(A block of data)
+ + + +
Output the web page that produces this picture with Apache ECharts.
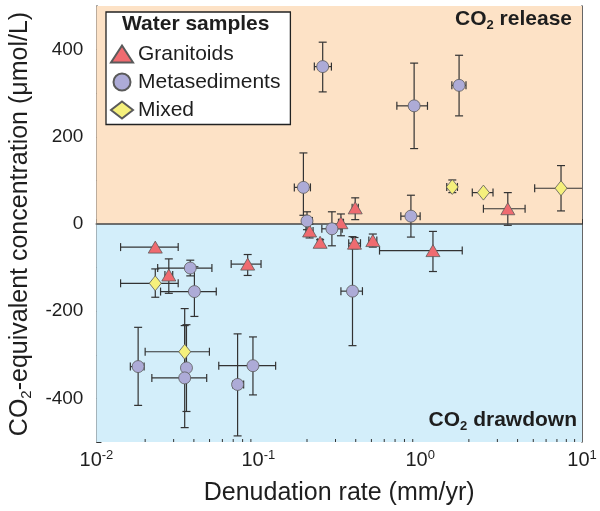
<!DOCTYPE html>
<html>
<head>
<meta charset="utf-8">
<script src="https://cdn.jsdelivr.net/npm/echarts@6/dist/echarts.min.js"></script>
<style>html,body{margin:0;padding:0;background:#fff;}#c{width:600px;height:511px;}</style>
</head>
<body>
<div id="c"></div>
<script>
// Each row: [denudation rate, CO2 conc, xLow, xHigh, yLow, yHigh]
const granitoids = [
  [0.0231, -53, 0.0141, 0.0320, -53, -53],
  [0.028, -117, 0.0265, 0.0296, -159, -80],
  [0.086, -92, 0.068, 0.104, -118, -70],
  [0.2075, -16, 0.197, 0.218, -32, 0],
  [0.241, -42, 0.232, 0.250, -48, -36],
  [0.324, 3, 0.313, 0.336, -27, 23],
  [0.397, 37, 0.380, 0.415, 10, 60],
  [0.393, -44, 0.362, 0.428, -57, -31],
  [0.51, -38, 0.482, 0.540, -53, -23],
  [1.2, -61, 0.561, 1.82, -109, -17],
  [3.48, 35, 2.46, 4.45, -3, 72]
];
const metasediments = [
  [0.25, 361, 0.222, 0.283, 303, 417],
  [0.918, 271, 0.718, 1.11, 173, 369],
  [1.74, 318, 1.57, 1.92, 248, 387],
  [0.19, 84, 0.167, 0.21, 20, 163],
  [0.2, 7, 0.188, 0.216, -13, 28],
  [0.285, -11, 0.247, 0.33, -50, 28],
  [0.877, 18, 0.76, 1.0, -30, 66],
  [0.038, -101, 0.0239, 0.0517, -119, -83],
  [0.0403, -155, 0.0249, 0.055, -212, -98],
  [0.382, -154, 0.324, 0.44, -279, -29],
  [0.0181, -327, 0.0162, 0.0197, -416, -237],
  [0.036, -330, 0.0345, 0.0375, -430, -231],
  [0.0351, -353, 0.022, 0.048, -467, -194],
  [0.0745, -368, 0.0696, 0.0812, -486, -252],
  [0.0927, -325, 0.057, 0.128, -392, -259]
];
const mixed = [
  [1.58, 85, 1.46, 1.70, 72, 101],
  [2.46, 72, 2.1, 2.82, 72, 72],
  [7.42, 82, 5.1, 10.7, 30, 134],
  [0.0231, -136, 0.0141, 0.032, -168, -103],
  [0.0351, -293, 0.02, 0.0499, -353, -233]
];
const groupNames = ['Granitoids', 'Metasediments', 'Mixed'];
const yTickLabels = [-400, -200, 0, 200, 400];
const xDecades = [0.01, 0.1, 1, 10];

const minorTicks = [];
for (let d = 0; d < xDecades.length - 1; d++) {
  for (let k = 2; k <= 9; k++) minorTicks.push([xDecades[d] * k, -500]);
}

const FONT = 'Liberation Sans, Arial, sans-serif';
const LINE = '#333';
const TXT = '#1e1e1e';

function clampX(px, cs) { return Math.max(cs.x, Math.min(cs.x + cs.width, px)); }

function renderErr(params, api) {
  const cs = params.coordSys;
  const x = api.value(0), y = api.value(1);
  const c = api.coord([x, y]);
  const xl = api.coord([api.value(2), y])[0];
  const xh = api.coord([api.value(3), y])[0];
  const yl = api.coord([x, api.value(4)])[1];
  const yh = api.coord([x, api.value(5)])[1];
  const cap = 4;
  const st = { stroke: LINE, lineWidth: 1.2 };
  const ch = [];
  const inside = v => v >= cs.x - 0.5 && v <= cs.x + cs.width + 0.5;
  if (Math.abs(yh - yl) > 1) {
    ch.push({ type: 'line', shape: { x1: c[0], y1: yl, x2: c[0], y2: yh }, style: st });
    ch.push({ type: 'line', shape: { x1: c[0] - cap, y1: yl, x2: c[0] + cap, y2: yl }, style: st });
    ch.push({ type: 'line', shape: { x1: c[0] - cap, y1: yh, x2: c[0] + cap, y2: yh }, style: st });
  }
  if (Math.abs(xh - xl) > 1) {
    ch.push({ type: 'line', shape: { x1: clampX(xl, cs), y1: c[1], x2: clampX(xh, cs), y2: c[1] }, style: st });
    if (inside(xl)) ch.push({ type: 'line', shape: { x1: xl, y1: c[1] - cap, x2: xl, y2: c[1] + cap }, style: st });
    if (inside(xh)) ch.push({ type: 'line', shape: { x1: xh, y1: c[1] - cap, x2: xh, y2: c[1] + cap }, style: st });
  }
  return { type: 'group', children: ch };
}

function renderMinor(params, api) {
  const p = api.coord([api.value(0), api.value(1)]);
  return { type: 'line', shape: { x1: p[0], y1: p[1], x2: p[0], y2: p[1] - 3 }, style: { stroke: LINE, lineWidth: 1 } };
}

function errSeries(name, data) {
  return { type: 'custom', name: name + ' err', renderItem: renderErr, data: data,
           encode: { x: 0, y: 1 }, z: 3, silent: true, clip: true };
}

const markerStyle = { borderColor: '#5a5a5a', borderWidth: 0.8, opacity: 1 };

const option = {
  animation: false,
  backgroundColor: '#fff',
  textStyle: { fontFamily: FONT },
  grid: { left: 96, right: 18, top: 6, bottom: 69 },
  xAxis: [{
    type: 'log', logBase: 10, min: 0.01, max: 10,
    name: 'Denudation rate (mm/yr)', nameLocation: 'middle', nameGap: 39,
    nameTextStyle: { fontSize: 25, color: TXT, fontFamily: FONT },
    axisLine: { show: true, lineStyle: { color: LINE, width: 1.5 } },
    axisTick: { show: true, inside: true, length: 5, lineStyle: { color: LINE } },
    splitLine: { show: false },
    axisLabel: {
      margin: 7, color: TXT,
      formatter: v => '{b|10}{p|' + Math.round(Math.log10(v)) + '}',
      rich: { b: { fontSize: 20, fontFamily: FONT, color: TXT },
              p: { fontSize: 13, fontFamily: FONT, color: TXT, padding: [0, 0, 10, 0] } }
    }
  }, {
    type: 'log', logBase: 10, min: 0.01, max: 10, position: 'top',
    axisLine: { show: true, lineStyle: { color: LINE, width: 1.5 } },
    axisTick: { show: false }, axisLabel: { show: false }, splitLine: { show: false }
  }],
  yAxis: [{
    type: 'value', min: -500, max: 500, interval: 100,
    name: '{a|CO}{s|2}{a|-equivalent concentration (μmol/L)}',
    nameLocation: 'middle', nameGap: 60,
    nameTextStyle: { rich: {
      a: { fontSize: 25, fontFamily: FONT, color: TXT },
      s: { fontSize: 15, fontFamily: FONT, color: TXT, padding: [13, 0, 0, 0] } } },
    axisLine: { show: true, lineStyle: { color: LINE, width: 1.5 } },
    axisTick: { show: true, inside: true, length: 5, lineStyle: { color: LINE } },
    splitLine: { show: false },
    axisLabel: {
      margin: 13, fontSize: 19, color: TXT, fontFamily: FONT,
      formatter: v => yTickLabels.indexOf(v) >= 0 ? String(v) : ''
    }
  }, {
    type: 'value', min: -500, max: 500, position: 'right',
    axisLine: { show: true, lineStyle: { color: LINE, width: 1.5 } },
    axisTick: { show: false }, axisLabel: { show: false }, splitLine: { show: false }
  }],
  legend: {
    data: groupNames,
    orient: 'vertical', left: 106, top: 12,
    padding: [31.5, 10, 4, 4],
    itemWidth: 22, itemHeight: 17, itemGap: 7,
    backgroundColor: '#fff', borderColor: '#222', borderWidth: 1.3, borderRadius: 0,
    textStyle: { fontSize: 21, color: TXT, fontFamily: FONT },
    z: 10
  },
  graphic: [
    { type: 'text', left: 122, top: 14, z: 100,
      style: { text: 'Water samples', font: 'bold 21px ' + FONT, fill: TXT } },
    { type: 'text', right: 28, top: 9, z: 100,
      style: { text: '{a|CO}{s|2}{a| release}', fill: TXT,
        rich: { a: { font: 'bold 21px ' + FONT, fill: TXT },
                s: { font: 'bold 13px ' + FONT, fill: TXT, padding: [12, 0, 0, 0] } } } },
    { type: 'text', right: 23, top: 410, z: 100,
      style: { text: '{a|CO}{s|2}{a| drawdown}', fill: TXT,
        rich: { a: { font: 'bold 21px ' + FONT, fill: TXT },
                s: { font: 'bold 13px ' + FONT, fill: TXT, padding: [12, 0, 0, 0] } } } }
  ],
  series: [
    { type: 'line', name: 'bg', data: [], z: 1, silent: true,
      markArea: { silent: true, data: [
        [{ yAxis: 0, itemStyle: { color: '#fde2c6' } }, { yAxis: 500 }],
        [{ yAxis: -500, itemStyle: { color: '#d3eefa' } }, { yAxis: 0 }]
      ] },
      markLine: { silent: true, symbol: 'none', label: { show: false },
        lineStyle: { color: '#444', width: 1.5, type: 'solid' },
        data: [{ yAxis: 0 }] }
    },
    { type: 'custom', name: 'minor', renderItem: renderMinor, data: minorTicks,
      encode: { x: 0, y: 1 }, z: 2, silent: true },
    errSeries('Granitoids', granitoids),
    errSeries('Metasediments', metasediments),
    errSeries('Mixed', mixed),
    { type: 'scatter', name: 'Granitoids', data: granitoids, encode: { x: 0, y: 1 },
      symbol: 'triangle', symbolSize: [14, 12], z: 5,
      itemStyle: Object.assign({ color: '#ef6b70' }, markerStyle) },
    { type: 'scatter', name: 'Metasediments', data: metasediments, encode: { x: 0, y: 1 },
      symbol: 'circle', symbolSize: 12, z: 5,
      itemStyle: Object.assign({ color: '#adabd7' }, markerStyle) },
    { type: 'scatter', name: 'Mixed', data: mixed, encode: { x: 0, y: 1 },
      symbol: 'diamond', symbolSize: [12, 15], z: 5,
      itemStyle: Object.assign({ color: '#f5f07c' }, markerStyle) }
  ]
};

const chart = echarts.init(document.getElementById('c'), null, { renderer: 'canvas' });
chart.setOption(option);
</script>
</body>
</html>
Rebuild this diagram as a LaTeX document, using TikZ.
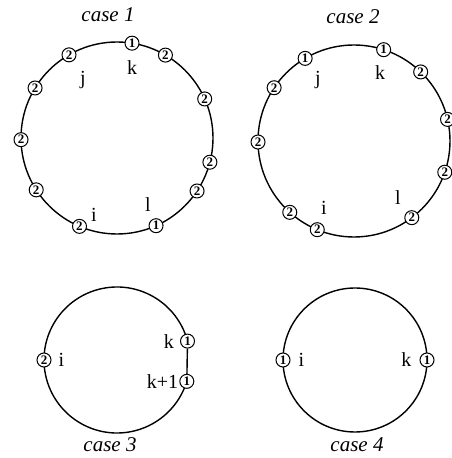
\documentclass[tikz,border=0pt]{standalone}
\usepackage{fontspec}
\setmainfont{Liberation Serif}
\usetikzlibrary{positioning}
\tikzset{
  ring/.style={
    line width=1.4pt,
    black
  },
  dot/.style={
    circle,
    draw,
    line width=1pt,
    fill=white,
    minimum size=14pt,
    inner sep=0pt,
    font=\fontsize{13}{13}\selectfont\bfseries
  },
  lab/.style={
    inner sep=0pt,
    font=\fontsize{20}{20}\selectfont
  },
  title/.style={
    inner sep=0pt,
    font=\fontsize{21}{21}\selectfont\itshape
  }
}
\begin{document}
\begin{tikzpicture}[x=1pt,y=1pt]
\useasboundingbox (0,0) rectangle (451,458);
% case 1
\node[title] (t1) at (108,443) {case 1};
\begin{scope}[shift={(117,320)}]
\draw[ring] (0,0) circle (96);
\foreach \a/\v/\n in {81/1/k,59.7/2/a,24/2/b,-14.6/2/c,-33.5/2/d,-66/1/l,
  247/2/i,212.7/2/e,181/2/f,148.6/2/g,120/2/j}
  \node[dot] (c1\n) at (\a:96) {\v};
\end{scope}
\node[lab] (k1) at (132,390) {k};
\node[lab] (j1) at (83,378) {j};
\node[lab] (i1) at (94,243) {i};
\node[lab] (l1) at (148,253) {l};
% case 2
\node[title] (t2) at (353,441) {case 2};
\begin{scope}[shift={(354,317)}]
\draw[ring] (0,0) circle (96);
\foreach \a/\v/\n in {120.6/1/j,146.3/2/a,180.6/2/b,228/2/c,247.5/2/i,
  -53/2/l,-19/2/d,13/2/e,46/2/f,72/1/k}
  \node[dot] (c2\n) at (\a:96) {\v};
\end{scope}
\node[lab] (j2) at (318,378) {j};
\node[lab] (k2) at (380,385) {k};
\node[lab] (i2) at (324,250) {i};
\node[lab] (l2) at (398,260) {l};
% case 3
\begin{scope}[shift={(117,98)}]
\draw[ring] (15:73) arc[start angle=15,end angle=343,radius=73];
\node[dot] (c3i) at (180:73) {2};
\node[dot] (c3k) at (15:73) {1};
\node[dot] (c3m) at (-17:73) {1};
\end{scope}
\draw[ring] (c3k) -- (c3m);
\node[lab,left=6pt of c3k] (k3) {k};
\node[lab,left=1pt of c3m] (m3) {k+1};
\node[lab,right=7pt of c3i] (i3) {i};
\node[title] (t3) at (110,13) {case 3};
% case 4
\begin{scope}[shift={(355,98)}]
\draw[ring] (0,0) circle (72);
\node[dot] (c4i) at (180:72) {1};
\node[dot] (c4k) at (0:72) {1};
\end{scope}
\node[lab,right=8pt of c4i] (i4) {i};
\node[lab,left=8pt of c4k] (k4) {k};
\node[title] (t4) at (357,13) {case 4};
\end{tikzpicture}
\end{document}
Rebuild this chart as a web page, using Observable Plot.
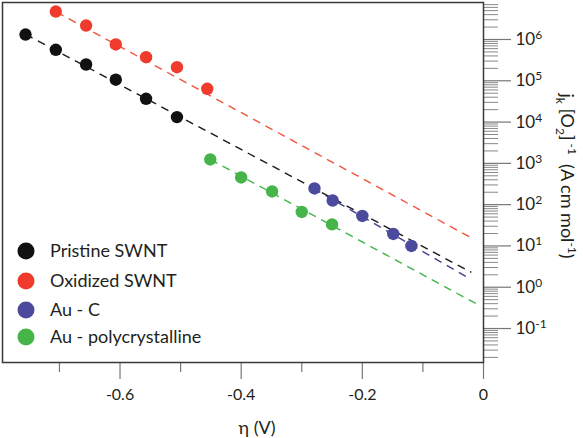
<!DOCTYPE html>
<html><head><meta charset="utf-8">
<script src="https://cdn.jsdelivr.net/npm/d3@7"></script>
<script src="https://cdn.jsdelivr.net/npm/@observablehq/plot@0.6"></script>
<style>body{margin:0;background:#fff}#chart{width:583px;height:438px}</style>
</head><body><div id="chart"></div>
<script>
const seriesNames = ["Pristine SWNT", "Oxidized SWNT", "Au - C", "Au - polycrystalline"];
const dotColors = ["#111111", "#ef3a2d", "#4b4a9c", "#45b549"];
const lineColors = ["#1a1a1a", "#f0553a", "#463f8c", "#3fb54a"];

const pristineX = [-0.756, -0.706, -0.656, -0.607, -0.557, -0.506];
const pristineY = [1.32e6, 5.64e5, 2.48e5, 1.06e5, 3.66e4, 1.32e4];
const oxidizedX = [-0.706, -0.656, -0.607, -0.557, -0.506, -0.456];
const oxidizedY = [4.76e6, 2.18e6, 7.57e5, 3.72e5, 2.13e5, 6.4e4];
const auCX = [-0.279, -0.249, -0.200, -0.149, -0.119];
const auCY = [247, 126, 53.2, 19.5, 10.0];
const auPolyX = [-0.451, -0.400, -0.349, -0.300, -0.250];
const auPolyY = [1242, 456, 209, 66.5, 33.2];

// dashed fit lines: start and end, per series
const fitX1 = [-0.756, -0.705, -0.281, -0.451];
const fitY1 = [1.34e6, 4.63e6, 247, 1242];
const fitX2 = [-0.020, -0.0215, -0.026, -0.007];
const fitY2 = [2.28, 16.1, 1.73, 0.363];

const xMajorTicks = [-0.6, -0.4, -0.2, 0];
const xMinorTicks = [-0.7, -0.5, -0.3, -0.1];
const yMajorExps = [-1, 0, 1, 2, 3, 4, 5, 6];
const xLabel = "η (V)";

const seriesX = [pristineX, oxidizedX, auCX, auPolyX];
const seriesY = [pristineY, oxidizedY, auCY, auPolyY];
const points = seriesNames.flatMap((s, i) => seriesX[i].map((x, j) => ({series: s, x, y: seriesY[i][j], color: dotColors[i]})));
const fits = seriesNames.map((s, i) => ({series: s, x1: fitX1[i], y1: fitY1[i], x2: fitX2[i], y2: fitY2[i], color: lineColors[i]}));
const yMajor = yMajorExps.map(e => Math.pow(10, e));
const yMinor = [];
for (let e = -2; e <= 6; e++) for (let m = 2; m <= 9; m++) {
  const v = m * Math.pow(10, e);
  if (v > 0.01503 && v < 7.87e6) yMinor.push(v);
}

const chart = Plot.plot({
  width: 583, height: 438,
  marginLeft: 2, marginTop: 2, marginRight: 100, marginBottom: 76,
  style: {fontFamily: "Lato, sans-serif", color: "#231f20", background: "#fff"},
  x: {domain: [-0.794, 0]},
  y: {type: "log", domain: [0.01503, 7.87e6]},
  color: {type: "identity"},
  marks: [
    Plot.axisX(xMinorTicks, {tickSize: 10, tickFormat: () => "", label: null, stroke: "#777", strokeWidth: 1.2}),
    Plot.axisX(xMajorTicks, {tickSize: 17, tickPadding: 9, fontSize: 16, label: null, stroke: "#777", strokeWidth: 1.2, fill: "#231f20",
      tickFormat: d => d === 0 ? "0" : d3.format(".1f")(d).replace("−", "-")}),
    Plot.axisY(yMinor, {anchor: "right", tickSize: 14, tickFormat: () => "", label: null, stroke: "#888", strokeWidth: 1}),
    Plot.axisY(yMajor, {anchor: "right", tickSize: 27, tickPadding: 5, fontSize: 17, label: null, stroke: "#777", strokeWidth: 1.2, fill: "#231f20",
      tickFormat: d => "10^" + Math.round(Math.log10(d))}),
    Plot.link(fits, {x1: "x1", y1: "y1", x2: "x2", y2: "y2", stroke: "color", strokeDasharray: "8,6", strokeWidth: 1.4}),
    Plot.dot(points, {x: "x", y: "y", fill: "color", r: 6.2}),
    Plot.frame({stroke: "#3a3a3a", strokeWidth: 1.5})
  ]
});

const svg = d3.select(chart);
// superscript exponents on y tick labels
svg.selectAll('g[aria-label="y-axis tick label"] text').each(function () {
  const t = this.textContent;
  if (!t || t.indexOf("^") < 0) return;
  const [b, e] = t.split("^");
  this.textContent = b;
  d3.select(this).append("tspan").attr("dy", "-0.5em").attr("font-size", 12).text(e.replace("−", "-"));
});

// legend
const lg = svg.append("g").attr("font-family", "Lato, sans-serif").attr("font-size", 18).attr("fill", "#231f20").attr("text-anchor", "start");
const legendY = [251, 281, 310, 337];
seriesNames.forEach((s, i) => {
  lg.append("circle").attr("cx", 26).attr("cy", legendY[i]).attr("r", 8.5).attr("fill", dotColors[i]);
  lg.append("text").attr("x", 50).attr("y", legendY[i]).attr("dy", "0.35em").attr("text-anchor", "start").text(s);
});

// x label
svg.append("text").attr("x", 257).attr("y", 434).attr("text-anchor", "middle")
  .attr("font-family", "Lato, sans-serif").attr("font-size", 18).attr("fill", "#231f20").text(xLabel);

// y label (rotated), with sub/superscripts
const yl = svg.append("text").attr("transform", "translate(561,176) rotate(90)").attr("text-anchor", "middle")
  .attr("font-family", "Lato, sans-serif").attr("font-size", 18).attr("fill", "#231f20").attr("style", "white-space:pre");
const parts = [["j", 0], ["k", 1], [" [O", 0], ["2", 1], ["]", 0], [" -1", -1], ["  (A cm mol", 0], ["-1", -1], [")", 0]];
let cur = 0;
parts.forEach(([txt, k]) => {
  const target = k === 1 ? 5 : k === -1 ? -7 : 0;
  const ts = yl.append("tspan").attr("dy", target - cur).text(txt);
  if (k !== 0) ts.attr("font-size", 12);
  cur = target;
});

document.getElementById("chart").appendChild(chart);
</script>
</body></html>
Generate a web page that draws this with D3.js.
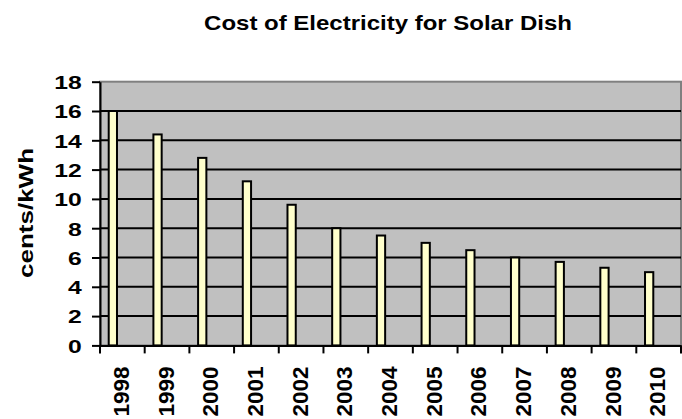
+ + + +
▶ DESCRIPTION OF THE TASK
Everything from the top line of the data down to and including the line with "function clampX(px, cs)" is to be copied, except the pictures.

▶ RESPONSE FOR THIS EXERCISE
Output the web page that produces this picture with Apache ECharts.
<!DOCTYPE html>
<html>
<head>
<meta charset="utf-8">
<script src="https://cdn.jsdelivr.net/npm/echarts@6/dist/echarts.min.js"></script>
<style>html,body{margin:0;padding:0;background:#fff;}#c{width:600px;height:511px;}</style>
</head>
<body>
<div id="c"></div>
<script>
// Each row: [denudation rate, CO2 conc, xLow, xHigh, yLow, yHigh]
const granitoids = [
  [0.0231, -53, 0.0141, 0.0320, -53, -53],
  [0.028, -117, 0.0265, 0.0296, -159, -80],
  [0.086, -92, 0.068, 0.104, -118, -70],
  [0.2075, -16, 0.197, 0.218, -32, 0],
  [0.241, -42, 0.232, 0.250, -48, -36],
  [0.324, 3, 0.313, 0.336, -27, 23],
  [0.397, 37, 0.380, 0.415, 10, 60],
  [0.393, -44, 0.362, 0.428, -57, -31],
  [0.51, -38, 0.482, 0.540, -53, -23],
  [1.2, -61, 0.561, 1.82, -109, -17],
  [3.48, 35, 2.46, 4.45, -3, 72]
];
const metasediments = [
  [0.25, 361, 0.222, 0.283, 303, 417],
  [0.918, 271, 0.718, 1.11, 173, 369],
  [1.74, 318, 1.57, 1.92, 248, 387],
  [0.19, 84, 0.167, 0.21, 20, 163],
  [0.2, 7, 0.188, 0.216, -13, 28],
  [0.285, -11, 0.247, 0.33, -50, 28],
  [0.877, 18, 0.76, 1.0, -30, 66],
  [0.038, -101, 0.0239, 0.0517, -119, -83],
  [0.0403, -155, 0.0249, 0.055, -212, -98],
  [0.382, -154, 0.324, 0.44, -279, -29],
  [0.0181, -327, 0.0162, 0.0197, -416, -237],
  [0.036, -330, 0.0345, 0.0375, -430, -231],
  [0.0351, -353, 0.022, 0.048, -467, -194],
  [0.0745, -368, 0.0696, 0.0812, -486, -252],
  [0.0927, -325, 0.057, 0.128, -392, -259]
];
const mixed = [
  [1.58, 85, 1.46, 1.70, 72, 101],
  [2.46, 72, 2.1, 2.82, 72, 72],
  [7.42, 82, 5.1, 10.7, 30, 134],
  [0.0231, -136, 0.0141, 0.032, -168, -103],
  [0.0351, -293, 0.02, 0.0499, -353, -233]
];
const groupNames = ['Granitoids', 'Metasediments', 'Mixed'];
const yTickLabels = [-400, -200, 0, 200, 400];
const xDecades = [0.01, 0.1, 1, 10];

const minorTicks = [];
for (let d = 0; d < xDecades.length - 1; d++) {
  for (let k = 2; k <= 9; k++) minorTicks.push([xDecades[d] * k, -500]);
}

const FONT = 'Liberation Sans, Arial, sans-serif';
const LINE = '#333';
const TXT = '#1e1e1e';

function clampX(px, cs) { return Math.max(cs.x, Math.min(cs.x + cs.width, px)); }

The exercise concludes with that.